Jin, Hualapais head to arbitration

KINGMAN - Things continue to simmer in the legal dispute between Grand Canyon Skywalk developer David Jin and the Hualapai Tribe. A status hearing will be held in Hualapai Tribal Court today to set a date for an arbitration hearing between the two parties.

The Skywalk is a $30 million, glass-bottomed bridge that juts out 4,000 feet above the Grand Canyon on Hualapai Tribal land. Jin and the Hualapai Tribal Council entered into a contract to build it in 2003.

According to the contract, Jin was supposed to pay for the construction of the Skywalk and the visitor's center. In order to recoup his costs, he would manage the facility for the next 25 years and split the profits with the council's Skywalk management group, Sa' Nyu Wa.

Jin claims the tribe has not paid him his fair share of the profits, and the tribe is trying to run him out of business so that it can take over the Skywalk contract through eminent domain.

He filed an injunction in federal court on March 30 to prevent the tribal council from taking over the contract by passing an eminent domain ordinance.

The council passed the ordinance in April. The court denied Jin's request saying it could nothing until the council actually attempted to take over the contract.

Tribal officials say that Jin is getting all of the money he is entitled to. They say that Jin has failed to live up to his end of the agreement. The glass bridge was finished and opened in 2007, but the Skywalk visitor center remains unfinished. They say the unfinished building is having a negative impact on visitor traffic to the site.

In court documents responding to Jin's federal injunction, tribal officials say the tribal council, just like any other sovereign entity, has the right to take things or contracts over by eminent domain. The ordinance is designed to ensure that people who have their land, items or contracts taken over are compensated.

In April, they also requested that the federal court stay or dismiss any further action on the case until it is settled in the tribal court, since it has jurisdiction in the case.

Not allowing the tribal court to rule on the issue first would be a violation of the tribe's sovereignty and federal policies concerning tribal self-governance.

They also point out that the contract requires arbitration take place in tribal court.

In court documents, Jin claims that the tribal court does not have jurisdiction over him because he is not a member of the tribe, and the tribe cannot take over a contract because it is not tangible property.

He also points to several emails and council meeting minutes as proof that the tribe is preventing him from finishing the visitor center, including a stop-work order issued by the tribe and a statement by one tribal member that a finished visitor center might take away from the tribe's food and gift sales.

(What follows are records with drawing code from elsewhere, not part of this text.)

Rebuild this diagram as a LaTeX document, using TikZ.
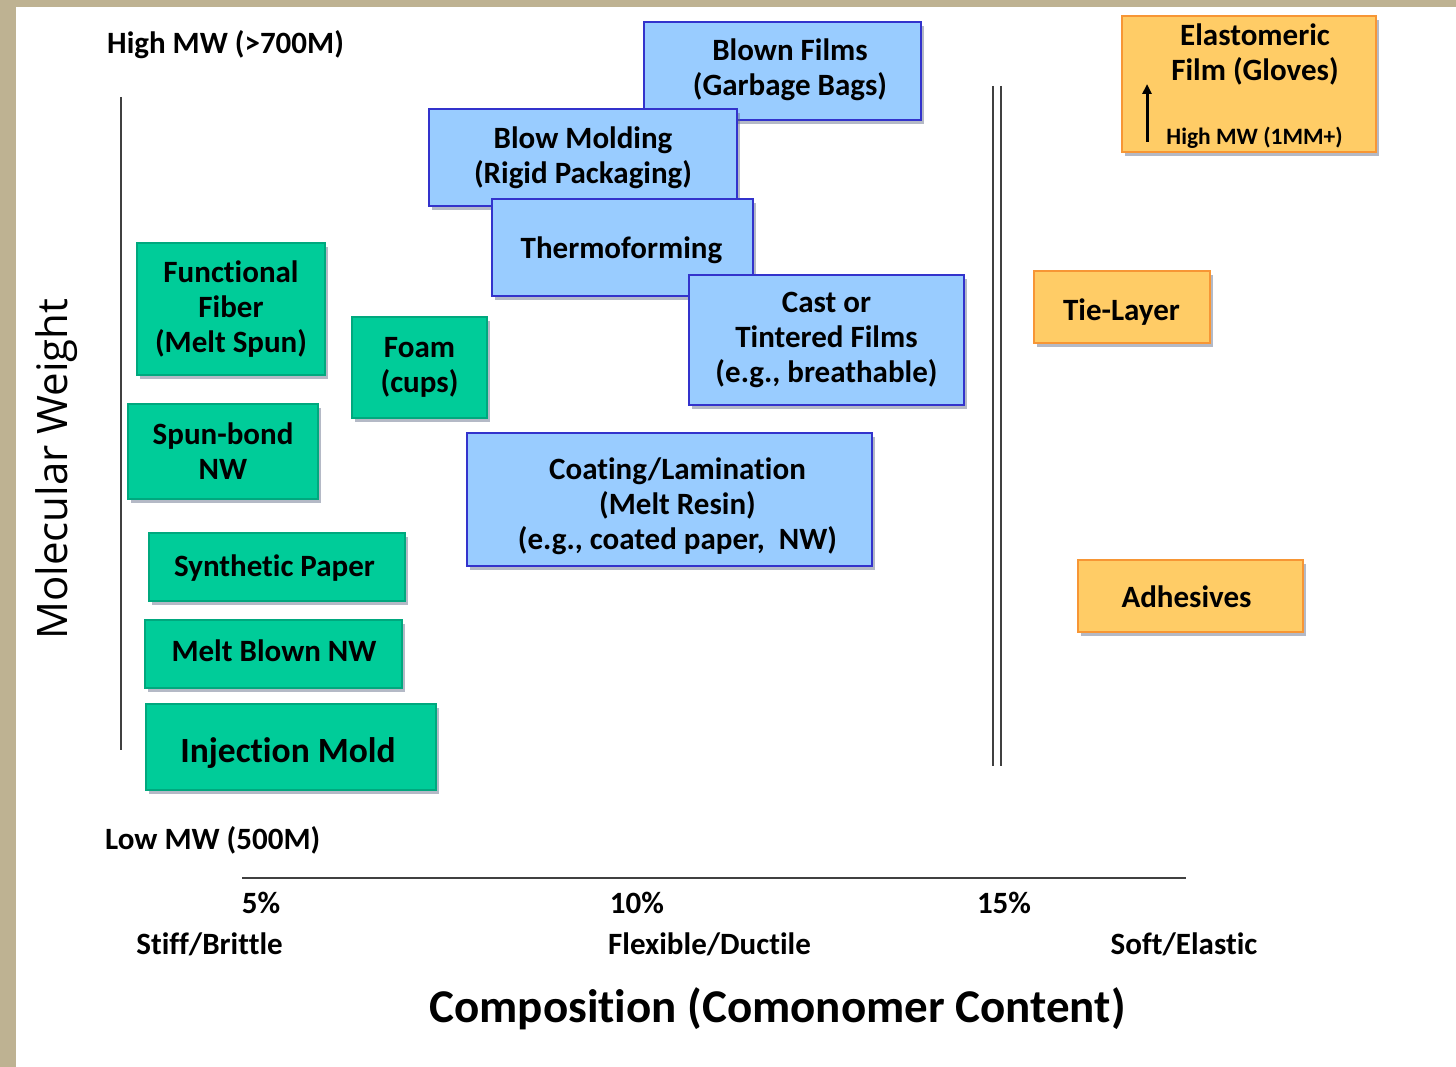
\documentclass[tikz,border=0pt]{standalone}
\usepackage{fontspec}
\setmainfont{Carlito}[Ligatures={NoCommon}]
\newfontfamily\opensans{Open Sans}
\usetikzlibrary{shadows,arrows.meta}
\definecolor{bluefill}{RGB}{153,204,255}
\definecolor{blueline}{RGB}{51,51,204}
\definecolor{greenfill}{RGB}{0,204,153}
\definecolor{greenline}{RGB}{0,168,126}
\definecolor{orangefill}{RGB}{255,204,102}
\definecolor{orangeline}{RGB}{247,150,53}
\definecolor{tanframe}{RGB}{190,178,146}
\definecolor{shadowcol}{RGB}{90,100,130}
\tikzset{
  box/.style={rectangle, inner sep=0pt, line width=1.3pt, align=center,
    font=\fontsize{31}{35}\selectfont\bfseries,
    drop shadow={shadow xshift=3pt, shadow yshift=-4pt, fill=shadowcol, opacity=0.45}},
  bluebox/.style={box, fill=bluefill, draw=blueline},
  greenbox/.style={box, fill=greenfill, draw=greenline},
  orangebox/.style={box, fill=orangefill, draw=orangeline},
  boxtxt/.style={inner sep=0pt, align=center, font=\fontsize{31}{35}\selectfont\bfseries},
  lbl/.style={inner sep=0pt, font=\fontsize{31}{35}\selectfont\bfseries},
  axisline/.style={line width=1.3pt, draw=black!75},
}
\begin{document}
\begin{tikzpicture}[x=1pt,y=-1pt]
\useasboundingbox (0,0) rectangle (1456,1067);
\fill[tanframe] (0,0) rectangle (1456,1067);
\fill[white] (16,7) rectangle (1456,1067);
% axis lines
\coordinate (vl1) at (121,97); \coordinate (vl2) at (121,750);
\draw[axisline] (vl1) -- (vl2);
\coordinate (d1a) at (993,86); \coordinate (d1b) at (993,766);
\coordinate (d2a) at (1001,86); \coordinate (d2b) at (1001,766);
\draw[axisline] (d1a) -- (d1b);
\draw[axisline] (d2a) -- (d2b);
\coordinate (h1) at (242,878); \coordinate (h2) at (1186,878);
\draw[axisline] (h1) -- (h2);
% blue boxes
\node[bluebox, minimum width=277pt, minimum height=98pt] (blown) at (782.5,71) {};
\node[boxtxt] (blowntxt) at (790,70) {Blown Films\\(Garbage Bags)};
\node[bluebox, minimum width=308pt, minimum height=97pt] (blowm) at (583,157.5) {Blow Molding\\(Rigid Packaging)};
\node[bluebox, minimum width=261pt, minimum height=97pt] (thermo) at (622.5,247.5) {};
\node[boxtxt] (thermotxt) at (621.5,250) {Thermoforming};
\node[bluebox, minimum width=275pt, minimum height=130pt] (cast) at (826.5,340) {Cast or\\Tintered Films\\(e.g., breathable)};
\node[bluebox, minimum width=405pt, minimum height=133pt] (coat) at (669.5,499.5) {};
\node[boxtxt] (coattxt) at (677.5,506) {Coating/Lamination\\(Melt Resin)\\(e.g., coated paper,\ \ NW)};
% green boxes
\node[greenbox, minimum width=188pt, minimum height=132pt] (func) at (231,309) {Functional\\Fiber\\(Melt Spun)};
\node[greenbox, minimum width=135pt, minimum height=101pt] (foam) at (419.5,367.5) {Foam\\(cups)};
\node[greenbox, minimum width=190pt, minimum height=95pt] (spun) at (223,451.5) {Spun-bond\\NW};
\node[greenbox, minimum width=256pt, minimum height=68pt] (synth) at (277,567) {};
\node[boxtxt] (synthtxt) at (274.5,568) {Synthetic Paper};
\node[greenbox, minimum width=257pt, minimum height=68pt] (melt) at (273.5,654) {};
\node[boxtxt] (melttxt) at (274,651) {Melt Blown NW};
\node[greenbox, minimum width=290pt, minimum height=86pt] (inj) at (291,747) {};
\node[boxtxt, font=\fontsize{35.5}{40}\selectfont\bfseries] (injtxt) at (288,753) {Injection Mold};
% orange boxes
\node[orangebox, minimum width=254pt, minimum height=136pt] (elast) at (1249,84) {};
\node[boxtxt] (elasttxt) at (1255,54) {Elastomeric\\Film (Gloves)};
\node[lbl, font=\fontsize{23.5}{28}\selectfont\bfseries] (elasthm) at (1254.5,138) {High MW (1MM+)};
\coordinate (arrA) at (1147,142); \coordinate (arrB) at (1147,84);
\draw[line width=3pt, -{Triangle[length=10pt,width=9pt]}] (arrA) -- (arrB);
\node[orangebox, minimum width=176pt, minimum height=72pt] (tie) at (1122,307) {};
\node[boxtxt] (tietxt) at (1121.5,312) {Tie-Layer};
\node[orangebox, minimum width=225pt, minimum height=72pt] (adh) at (1190.5,596) {};
\node[boxtxt] (adhtxt) at (1186.5,597) {Adhesives};
% axis labels
\node[lbl, anchor=west] (highmw) at (107,45) {High MW (>700M)};
\node[lbl, anchor=west] (lowmw) at (105,840) {Low MW (500M)};
\node[lbl] (p5) at (261,903) {5\%};
\node[lbl] (p10) at (637,903) {10\%};
\node[lbl] (p15) at (1004,903) {15\%};
\node[lbl] (stiff) at (209.5,944) {Stiff/Brittle};
\node[lbl] (flex) at (709.5,944) {Flexible/Ductile};
\node[lbl] (soft) at (1184,944) {Soft/Elastic};
\node[lbl, font=\fontsize{47}{54}\selectfont\bfseries] (comp) at (777.5,1009) {Composition (Comonomer Content)};
\node[inner sep=0pt, rotate=90, font=\opensans\fontsize{42}{48}\selectfont] (mw) at (57,469) {Molecular Weight};
\end{tikzpicture}
\end{document}
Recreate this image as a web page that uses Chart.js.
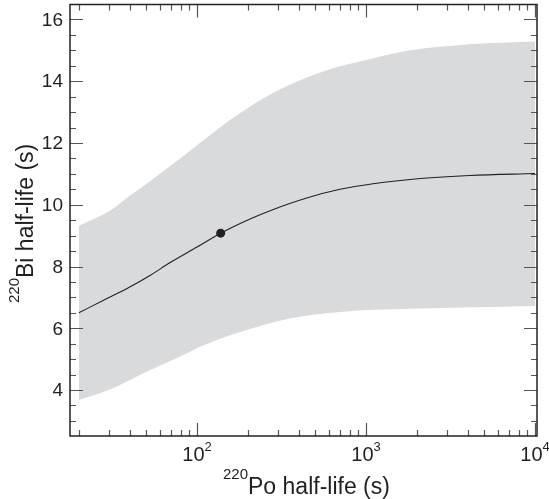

Jin doubts the tribe could give him the fair market value of the contract, which he believes is around $100 million, or that it would pass a vote of the people.

According to tribal ordinances, council must put any sale or purchase of more than $50,000 to a vote of the people.

The tribe has requested that Jin reveal how he gained access to minutes from the council's executive sessions and confidential documents.

The federal judge has yet to rule on the tribe's request to stay or dismiss the case.